The Old Man And The Desire To Stop Being A Burden
Thom Yorke (Radiohead frontman) has written quite a lot of depressing songs, his melancholic voice, in fact, is enough to get you depressed. One sad song he has written, which happened to appear in my News Feed this evening and which will probably make you cry if you’d dealt with old people in your life is “Last Flowers." It's about, at least in my interpretation, an old man who’s asking the people taking care of him to let him die (“if you take me there, you’ll get relief”). Why should he continue to live?

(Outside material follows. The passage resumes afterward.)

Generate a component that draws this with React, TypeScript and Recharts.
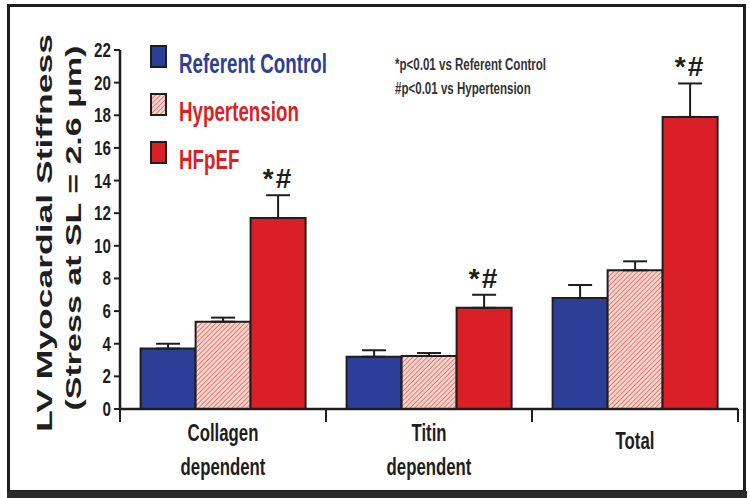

He’s too old, probably too sick, insomniac (“I can’t face the evening straight”), his mind too erratic and delusional (“houses move and houses speak”), he can’t cope up with the modern technology, can’t probably operate these modern TVs and gadgets (“appliances have gone berserk, I cannot keep up”) and no one listens to him and takes him seriously anymore (“If I’m gonna talk, I just wanna talk, please don’t interrupt”).
But of course, people around him just couldn’t euthanize him,
so at the end, he was just given some strong sedatives so he’d be quiet ("it's too much, too bright, too powerful").
The sadder thing is, everyone will go old, and many will be just like the
old man in the song, and just have this desire to be euthanized and stop being a burden.